### SOURCE DATA ###

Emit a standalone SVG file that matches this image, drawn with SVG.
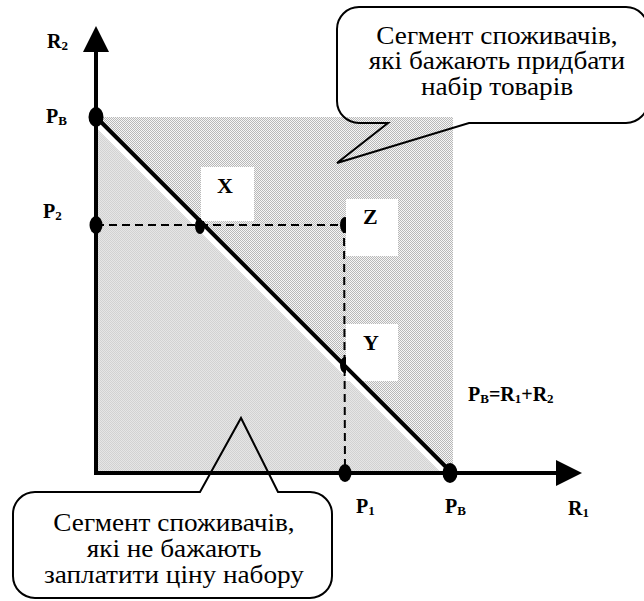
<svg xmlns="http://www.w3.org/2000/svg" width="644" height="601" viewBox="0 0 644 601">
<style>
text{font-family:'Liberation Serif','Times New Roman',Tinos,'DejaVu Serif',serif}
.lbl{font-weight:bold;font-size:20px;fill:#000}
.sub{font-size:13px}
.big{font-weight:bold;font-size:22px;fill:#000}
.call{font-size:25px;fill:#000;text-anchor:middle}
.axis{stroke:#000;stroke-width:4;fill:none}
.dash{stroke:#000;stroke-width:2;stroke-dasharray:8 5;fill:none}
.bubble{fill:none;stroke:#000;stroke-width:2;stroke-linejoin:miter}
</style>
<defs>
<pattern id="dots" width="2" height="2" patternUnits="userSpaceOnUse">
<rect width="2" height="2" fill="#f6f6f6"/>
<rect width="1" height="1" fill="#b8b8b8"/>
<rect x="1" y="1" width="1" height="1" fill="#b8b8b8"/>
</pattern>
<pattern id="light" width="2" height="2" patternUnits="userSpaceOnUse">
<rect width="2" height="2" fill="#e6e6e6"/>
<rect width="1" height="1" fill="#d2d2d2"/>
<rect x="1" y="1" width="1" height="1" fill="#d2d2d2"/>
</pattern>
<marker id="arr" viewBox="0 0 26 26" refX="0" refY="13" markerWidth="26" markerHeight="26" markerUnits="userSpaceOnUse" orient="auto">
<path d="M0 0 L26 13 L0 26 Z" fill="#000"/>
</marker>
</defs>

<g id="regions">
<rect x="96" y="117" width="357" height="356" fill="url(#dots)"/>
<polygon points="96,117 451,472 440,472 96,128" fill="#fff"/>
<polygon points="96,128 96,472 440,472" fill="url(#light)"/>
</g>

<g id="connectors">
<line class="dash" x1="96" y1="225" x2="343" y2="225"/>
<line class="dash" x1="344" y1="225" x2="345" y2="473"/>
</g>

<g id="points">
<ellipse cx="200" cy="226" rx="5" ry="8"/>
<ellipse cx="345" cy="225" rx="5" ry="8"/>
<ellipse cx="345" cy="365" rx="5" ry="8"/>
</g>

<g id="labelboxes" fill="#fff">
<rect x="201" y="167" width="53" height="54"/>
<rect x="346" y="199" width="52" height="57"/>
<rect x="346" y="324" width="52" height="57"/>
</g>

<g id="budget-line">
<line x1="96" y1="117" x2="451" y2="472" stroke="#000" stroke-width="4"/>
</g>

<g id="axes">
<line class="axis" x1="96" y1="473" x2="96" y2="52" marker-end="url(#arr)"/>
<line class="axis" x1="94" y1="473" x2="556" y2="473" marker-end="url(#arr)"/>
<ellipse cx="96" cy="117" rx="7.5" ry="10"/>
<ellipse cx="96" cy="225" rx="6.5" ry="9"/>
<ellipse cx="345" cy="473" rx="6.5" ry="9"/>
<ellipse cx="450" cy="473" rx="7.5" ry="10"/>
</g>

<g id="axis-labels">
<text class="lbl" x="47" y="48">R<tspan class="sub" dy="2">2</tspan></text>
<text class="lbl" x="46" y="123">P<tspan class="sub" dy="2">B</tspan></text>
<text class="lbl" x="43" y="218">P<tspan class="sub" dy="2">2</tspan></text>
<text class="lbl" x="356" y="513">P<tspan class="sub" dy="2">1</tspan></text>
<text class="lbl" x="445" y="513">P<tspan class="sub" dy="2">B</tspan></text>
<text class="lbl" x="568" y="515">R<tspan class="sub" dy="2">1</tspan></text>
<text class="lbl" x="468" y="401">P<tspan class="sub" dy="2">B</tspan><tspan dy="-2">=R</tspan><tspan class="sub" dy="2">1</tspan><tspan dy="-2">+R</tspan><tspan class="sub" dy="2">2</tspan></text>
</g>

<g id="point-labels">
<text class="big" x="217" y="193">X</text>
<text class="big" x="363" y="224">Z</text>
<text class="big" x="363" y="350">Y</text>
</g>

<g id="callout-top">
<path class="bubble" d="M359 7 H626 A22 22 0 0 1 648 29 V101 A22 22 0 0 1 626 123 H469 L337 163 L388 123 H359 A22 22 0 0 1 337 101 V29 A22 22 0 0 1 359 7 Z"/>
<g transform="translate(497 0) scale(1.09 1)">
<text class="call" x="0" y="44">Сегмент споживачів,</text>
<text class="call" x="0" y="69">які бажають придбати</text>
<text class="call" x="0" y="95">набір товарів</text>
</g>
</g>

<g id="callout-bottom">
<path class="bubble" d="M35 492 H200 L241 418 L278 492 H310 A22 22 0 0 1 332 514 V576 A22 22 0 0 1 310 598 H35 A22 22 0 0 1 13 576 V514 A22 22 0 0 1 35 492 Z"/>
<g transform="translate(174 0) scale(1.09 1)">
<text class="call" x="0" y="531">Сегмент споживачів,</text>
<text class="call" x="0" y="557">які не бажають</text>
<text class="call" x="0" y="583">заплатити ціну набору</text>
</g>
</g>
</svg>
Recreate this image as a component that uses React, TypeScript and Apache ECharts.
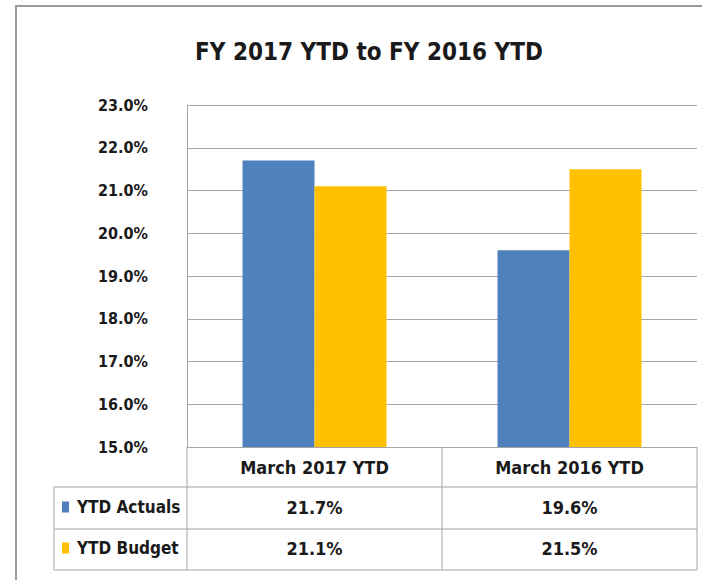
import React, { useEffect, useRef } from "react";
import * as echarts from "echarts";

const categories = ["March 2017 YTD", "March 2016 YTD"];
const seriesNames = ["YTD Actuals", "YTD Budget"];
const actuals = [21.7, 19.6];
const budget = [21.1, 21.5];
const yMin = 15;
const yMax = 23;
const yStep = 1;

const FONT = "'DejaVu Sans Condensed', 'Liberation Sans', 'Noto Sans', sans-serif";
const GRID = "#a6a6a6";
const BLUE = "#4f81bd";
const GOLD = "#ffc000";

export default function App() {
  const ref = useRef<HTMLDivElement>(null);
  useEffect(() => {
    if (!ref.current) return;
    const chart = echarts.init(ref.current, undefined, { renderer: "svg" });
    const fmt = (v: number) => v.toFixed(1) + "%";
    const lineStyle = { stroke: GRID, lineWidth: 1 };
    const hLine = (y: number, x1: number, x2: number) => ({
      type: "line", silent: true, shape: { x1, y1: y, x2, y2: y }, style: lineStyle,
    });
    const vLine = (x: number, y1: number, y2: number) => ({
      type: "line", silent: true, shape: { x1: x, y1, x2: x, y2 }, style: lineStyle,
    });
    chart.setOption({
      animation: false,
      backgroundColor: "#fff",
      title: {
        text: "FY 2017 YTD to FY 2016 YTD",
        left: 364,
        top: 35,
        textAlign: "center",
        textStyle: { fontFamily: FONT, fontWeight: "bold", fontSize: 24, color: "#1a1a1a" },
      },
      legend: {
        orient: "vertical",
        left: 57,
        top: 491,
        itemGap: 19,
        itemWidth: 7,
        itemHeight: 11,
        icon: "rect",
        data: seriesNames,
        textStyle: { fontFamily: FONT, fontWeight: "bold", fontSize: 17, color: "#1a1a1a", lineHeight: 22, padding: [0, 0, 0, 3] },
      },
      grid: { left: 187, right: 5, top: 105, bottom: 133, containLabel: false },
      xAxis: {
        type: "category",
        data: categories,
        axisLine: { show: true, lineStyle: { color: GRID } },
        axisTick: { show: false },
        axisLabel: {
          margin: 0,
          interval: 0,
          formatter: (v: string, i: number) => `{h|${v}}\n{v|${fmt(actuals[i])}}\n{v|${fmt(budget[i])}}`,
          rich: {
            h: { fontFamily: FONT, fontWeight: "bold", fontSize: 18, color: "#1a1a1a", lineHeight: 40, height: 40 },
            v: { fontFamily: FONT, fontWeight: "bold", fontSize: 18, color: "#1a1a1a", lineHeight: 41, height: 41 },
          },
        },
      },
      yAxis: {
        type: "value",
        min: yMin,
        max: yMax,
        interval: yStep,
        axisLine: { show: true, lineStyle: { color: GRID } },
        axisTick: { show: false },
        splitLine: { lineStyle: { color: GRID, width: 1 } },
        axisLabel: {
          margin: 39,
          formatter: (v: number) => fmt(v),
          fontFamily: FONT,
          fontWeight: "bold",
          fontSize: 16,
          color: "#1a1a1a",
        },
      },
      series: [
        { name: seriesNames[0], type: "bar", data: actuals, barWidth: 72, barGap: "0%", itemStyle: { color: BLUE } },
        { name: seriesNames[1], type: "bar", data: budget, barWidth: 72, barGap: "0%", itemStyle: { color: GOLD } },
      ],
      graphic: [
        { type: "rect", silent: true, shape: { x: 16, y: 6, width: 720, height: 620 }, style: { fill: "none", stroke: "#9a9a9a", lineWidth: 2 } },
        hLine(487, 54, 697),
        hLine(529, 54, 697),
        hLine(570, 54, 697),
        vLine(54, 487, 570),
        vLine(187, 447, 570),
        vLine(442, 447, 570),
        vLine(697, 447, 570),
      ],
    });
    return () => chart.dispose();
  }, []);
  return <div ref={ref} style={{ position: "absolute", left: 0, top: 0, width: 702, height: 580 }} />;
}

###

▶ **THE TASK**: For the listing above, identify each line bearing "image".

▶ **WRITTEN ANSWER**:
Emit a standalone SVG file that matches this image, drawn with SVG.
Recreate this image as a component that uses React, TypeScript and Apache ECharts.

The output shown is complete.